Extract all lines that hold "React" from the records below.

Data:

******

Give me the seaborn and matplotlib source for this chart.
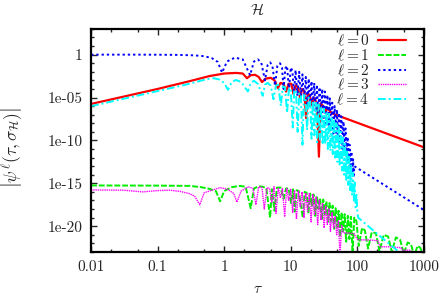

******

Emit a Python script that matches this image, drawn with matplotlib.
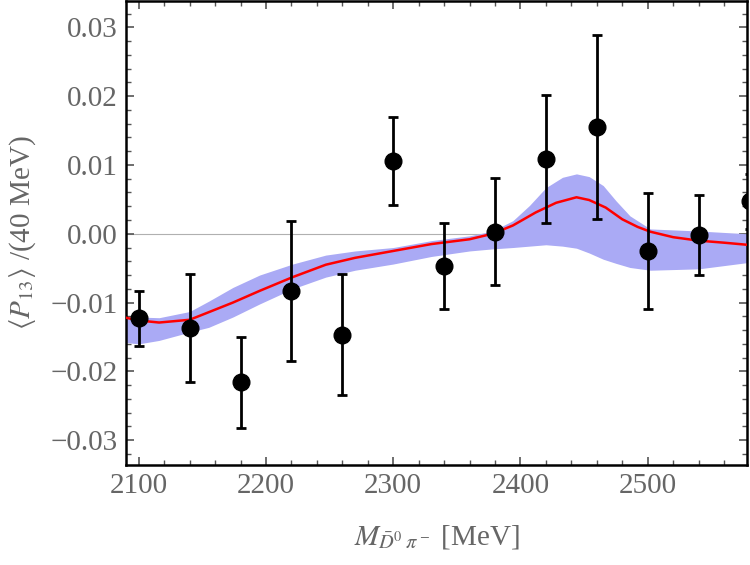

******

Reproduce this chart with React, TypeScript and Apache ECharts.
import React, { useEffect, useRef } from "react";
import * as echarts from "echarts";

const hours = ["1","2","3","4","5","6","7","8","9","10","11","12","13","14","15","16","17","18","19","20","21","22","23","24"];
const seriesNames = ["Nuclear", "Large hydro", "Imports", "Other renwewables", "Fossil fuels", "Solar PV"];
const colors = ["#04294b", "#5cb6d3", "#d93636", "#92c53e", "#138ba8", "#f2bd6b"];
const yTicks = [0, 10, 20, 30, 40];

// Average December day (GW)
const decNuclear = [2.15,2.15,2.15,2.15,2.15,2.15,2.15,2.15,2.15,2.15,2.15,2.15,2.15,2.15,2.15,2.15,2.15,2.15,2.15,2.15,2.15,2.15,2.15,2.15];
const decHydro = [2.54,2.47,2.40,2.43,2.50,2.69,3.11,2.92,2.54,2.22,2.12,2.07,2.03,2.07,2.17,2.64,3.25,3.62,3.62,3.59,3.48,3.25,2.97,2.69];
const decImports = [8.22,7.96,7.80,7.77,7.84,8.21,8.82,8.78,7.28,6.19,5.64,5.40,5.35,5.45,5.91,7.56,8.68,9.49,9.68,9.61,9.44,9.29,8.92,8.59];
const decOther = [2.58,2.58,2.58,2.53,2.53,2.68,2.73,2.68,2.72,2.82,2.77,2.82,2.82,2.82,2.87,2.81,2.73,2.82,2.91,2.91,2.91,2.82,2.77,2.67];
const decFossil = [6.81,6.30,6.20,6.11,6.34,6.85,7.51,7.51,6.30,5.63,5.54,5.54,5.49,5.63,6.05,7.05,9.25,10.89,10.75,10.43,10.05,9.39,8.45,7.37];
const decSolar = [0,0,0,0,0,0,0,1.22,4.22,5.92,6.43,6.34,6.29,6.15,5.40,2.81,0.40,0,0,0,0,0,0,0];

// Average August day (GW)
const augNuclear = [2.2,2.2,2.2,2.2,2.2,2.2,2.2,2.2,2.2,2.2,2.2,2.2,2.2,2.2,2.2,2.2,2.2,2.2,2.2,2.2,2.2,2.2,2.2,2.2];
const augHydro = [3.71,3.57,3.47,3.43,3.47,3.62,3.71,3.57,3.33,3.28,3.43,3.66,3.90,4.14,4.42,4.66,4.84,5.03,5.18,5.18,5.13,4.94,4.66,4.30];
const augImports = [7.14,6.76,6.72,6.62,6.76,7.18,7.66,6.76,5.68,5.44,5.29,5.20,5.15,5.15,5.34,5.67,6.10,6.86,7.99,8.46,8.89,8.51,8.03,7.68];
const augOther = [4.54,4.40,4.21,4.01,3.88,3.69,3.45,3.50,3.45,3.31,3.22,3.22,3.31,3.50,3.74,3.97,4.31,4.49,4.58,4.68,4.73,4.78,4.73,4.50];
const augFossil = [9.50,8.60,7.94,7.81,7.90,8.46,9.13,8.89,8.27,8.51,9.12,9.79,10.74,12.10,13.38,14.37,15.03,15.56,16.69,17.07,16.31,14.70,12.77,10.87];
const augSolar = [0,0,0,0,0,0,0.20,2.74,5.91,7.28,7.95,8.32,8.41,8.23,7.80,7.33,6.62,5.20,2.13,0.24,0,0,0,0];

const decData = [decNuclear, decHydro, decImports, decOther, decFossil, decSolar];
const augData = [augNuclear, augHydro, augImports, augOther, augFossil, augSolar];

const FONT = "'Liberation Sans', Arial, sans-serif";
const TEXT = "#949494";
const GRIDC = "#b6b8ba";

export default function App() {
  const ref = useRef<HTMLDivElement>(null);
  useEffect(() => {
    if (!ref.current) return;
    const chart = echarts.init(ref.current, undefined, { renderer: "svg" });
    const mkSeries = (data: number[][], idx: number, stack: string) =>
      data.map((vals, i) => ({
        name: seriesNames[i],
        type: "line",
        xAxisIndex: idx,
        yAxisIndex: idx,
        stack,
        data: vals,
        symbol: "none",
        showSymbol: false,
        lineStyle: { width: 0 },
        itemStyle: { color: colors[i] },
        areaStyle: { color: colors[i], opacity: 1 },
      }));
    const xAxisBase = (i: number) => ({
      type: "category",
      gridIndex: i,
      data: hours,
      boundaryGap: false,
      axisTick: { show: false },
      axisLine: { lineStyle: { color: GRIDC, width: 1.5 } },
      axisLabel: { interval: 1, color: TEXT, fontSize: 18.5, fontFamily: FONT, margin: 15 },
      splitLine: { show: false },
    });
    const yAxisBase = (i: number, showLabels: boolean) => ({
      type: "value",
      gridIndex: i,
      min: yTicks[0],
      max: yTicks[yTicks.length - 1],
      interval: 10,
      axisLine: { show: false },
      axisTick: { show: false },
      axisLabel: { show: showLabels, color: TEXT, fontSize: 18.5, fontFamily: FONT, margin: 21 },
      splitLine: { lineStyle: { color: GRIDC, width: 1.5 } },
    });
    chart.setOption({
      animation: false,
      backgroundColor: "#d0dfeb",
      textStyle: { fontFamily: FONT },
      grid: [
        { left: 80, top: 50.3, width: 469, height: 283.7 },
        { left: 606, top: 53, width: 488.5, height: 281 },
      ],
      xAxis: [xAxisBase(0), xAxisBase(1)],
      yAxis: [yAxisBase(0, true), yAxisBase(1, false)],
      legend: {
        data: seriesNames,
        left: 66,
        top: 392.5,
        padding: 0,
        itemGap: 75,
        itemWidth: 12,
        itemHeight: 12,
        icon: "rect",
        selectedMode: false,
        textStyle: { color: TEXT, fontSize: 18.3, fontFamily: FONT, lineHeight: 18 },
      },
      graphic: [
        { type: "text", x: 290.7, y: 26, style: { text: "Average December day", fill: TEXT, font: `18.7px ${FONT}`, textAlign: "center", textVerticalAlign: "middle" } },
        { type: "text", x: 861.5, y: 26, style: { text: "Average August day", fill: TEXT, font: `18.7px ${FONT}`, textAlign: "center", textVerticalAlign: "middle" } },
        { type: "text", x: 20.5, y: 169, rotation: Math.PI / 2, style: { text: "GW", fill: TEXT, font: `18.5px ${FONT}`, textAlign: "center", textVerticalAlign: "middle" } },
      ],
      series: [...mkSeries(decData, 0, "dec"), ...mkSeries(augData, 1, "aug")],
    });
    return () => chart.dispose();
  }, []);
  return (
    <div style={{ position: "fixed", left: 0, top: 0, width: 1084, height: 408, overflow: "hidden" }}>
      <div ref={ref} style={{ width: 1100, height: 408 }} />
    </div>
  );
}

******

Worked solution:
Reproduce this chart with React, TypeScript and Apache ECharts.
import React, { useEffect, useRef } from "react";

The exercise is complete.